The unprovoked attacks have immediately raised urgent questions about the future of the new US-Iran peace deal, whose text explicitly includes provisions for Lebanese security and requires an immediate end to all military operations across the country. The MOU, signed by both leaders during a diplomatic gathering in France late Wednesday, formalizes a binding commitment to end all active hostilities on every front—including Lebanon—between the two nations and their respective allies. It also requires all signatory parties to abandon threats of force, respect each other’s territorial sovereignty, and guarantee the full territorial integrity and political independence of Lebanon.
Israeli Prime Minister Benjamin Netanyahu has long faced accusations of actively working to derail diplomatic progress between Washington and Tehran, and he has openly defied the terms of the new framework, refusing to issue any commitment to withdraw Israeli military forces currently occupying large swathes of southern Lebanon. Since Israeli military operations against targets in Lebanon began on March 2, Lebanese official data records that nearly 3,800 people have been killed in these attacks, hundreds of whom are children.
Reuters reported Thursday that Israeli officials are currently holding closed-door negotiations with the United States to push for permission to maintain a permanent military presence in southern Lebanon. An anonymous senior Israeli official close to Netanyahu told the outlet that the Israeli government would not back away from its demands, including keeping troops deployed in the strategic area south of Lebanon’s Litani River. A second senior Israeli official added that the final outcome of these negotiations will depend entirely on whether US President Donald Trump is willing to pressure Israel into compliance, by threatening concrete repercussions if Jerusalem refuses to adhere to the interim peace pact’s terms.
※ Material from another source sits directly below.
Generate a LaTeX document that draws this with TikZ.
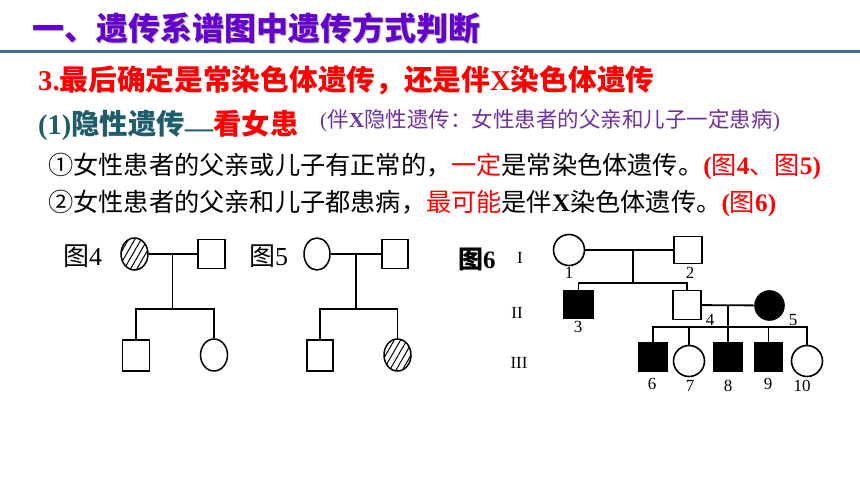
\documentclass[tikz,border=0pt]{standalone}
\usepackage{fontspec}
\setmainfont{Liberation Serif}
\newfontfamily\cjk{Noto Sans CJK SC}
\usetikzlibrary{shapes.geometric,patterns.meta}
\definecolor{ttlpurple}{HTML}{6600CC}
\definecolor{shadowgray}{HTML}{B8B8C8}
\definecolor{barblue}{HTML}{41699A}
\definecolor{tealtxt}{HTML}{1F5D6C}
\definecolor{parpurple}{HTML}{7030A0}
\newcommand\latn[1]{{\rmfamily\bfseries #1}}
\newcommand\latr[1]{{\rmfamily #1}}
\begin{document}
\begin{tikzpicture}[x=1pt,y=-1pt,
  conn/.style={draw=black,line width=1.8pt},
  fem/.style={draw,ellipse,line width=1.5pt,inner sep=0,minimum width=27,minimum height=32},
  mal/.style={draw,rectangle,line width=1.5pt,inner sep=0,minimum width=27,minimum height=29},
  fem6/.style={draw,circle,line width=1.6pt,inner sep=0,minimum size=31},
  mal6/.style={draw,rectangle,line width=1.6pt,inner sep=0,minimum width=28,minimum height=28},
  hatch/.style={pattern={Lines[angle=60,distance=5.5pt,line width=1pt]}},
  aff/.style={fill=black},
  num/.style={font=\fontsize{17}{17}\selectfont,inner sep=0},
  txt/.style={anchor=west,inner sep=0}]
\useasboundingbox (0,0) rectangle (860,484);
\fill[white] (0,0) rectangle (860,484);
% title and bar
\node[txt,text=shadowgray,font=\cjk\bfseries\fontsize{32}{34}\selectfont] (ttlsh) at (33.5,29.5) {一、遗传系谱图中遗传方式判断};
\node[txt,text=ttlpurple,font=\cjk\bfseries\fontsize{32}{34}\selectfont] (ttl) at (32,28) {一、遗传系谱图中遗传方式判断};
\fill[barblue] (0,50) rectangle (860,53);
% text lines
\node[txt,text=red,font=\cjk\bfseries\fontsize{28.7}{30}\selectfont] (l2) at (38,80) {\latn{3.}最后确定是常染色体遗传，还是伴\latn{X}染色体遗传};
\node[txt,font=\cjk\bfseries\fontsize{28.4}{30}\selectfont] (l3) at (38,125) {{\color{tealtxt}\latn{(1)}隐性遗传\raisebox{-3pt}{\latn{—}}}{\color{red}看女患}};
\node[txt,text=parpurple,font=\cjk\fontsize{21.5}{23}\selectfont] (l3b) at (320,121) {\latr{(}伴\latn{X}隐性遗传：女性患者的父亲和儿子一定患病\latr{)}};
\node[txt,font=\cjk\fontsize{25.2}{27}\selectfont] (l4) at (48,166) {①女性患者的父亲或儿子有正常的，{\color{red}一定}是常染色体遗传。{\color{red}\latn{(}图\latn{4}、图\latn{5)}}};
\node[txt,font=\cjk\fontsize{25.2}{27}\selectfont] (l5) at (48,203) {②女性患者的父亲和儿子都患病，{\color{red}最可能}是伴\latn{X}染色体遗传。{\color{red}\latn{(}图\latn{6)}}};
% figure 4
\node[txt,font=\fontsize{26}{28}\selectfont] (lab4) at (63,256) {{\cjk 图}4};
\node[fem,hatch] (f4a) at (134.5,254) {};
\node[mal] (f4b) at (211.5,254) {};
\coordinate (m4) at (172.5,254);
\coordinate (s4) at (172.5,309);
\node[mal,minimum height=31] (f4c) at (136,355.5) {};
\node[fem] (f4d) at (214,355) {};
\path[conn] (f4a) -- (f4b);
\path[conn] (m4) -- (s4);
\path[conn] (f4c) |- (s4) -| (f4d);
% figure 5
\node[txt,font=\fontsize{26}{28}\selectfont] (lab5) at (249,256) {{\cjk 图}5};
\node[fem,minimum width=26] (f5a) at (317,254) {};
\node[mal,minimum width=26] (f5b) at (395,254) {};
\coordinate (m5) at (356,254);
\coordinate (s5) at (356,309);
\node[mal,minimum width=26,minimum height=31] (f5c) at (320,355.5) {};
\node[fem,hatch] (f5d) at (397.5,355) {};
\path[conn] (f5a) -- (f5b);
\path[conn] (m5) -- (s5);
\path[conn] (f5c) |- (s5) -| (f5d);
% figure 6
\node[txt,font=\bfseries\fontsize{25}{27}\selectfont] (lab6) at (458,259) {{\cjk 图}6};
\node[num] (g1) at (520,258) {I};
\node[num] (g2) at (517,313) {II};
\node[num] (g3) at (519,363) {III};
\node[fem6] (p1) at (569,250) {};
\node[mal6,minimum height=27] (p2) at (688,250) {};
\coordinate (m1) at (633,250);
\coordinate (s1) at (633,283);
\node[mal6,aff,minimum width=29,minimum height=27] (p3) at (578.5,304.5) {};
\node[mal6,minimum height=29] (p4) at (687,305) {};
\node[fem6,aff,minimum size=29] (p5) at (769.5,305.5) {};
\coordinate (m2) at (728,305.5);
\coordinate (s2) at (728,327);
\node[mal6,aff] (p6) at (653,357) {};
\node[fem6] (p7) at (689,361) {};
\node[mal6,aff,minimum width=29] (p8) at (728,357) {};
\node[mal6,aff,minimum width=27] (p9) at (768.5,357) {};
\node[fem6] (p10) at (807,361) {};
\path[conn] (p1) -- (p2);
\path[conn] (m1) -- (s1);
\path[conn] (p3) |- (s1) -| (p4);
\path[conn] (p4) -- (p5);
\path[conn] (m2) -- (p8);
\path[conn] (p6) |- (s2) -| (p10);
\path[conn] (p7) -- (p7 |- s2);
\path[conn] (p9) -- (p9 |- s2);
\node[num] (n1) at (569,273) {1};
\node[num] (n2) at (690,273) {2};
\node[num] (n3) at (578,327) {3};
\node[num] (n4) at (710,320) {4};
\node[num] (n5) at (793,320) {5};
\node[num] (n6) at (652,384) {6};
\node[num] (n7) at (690,386) {7};
\node[num] (n8) at (728,386) {8};
\node[num] (n9) at (768,384) {9};
\node[num] (n10) at (802,386) {10};
\end{tikzpicture}
\end{document}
During a press conference held Wednesday, one day after the MOU was signed, Trump struck a diplomatic tone when speaking about Netanyahu, calling the Israeli leader “a very good man” and an “amazing prime minister.” He did, however, acknowledge the ongoing rift over Lebanon, saying, “We have a little dispute over Lebanon. I say, ‘You can do a little softer touch, Bibi. You don’t have to knock down a building every time somebody walks into it that’s from Hezbollah.’”
Iran has already issued a clear warning that the entire MOU will be invalidated if Israel refuses to fully withdraw all its forces from Lebanese territory and end all military attacks. Speaking Thursday, Esmaeil Baqaei, spokesperson for Iran’s Foreign Ministry, said that the United States bears full responsibility for forcing Israel to uphold the commitments Washington made to Tehran in the signed document, saying “It is the responsibility of the US to force Israel to respect the US commitments to Iran in this document.”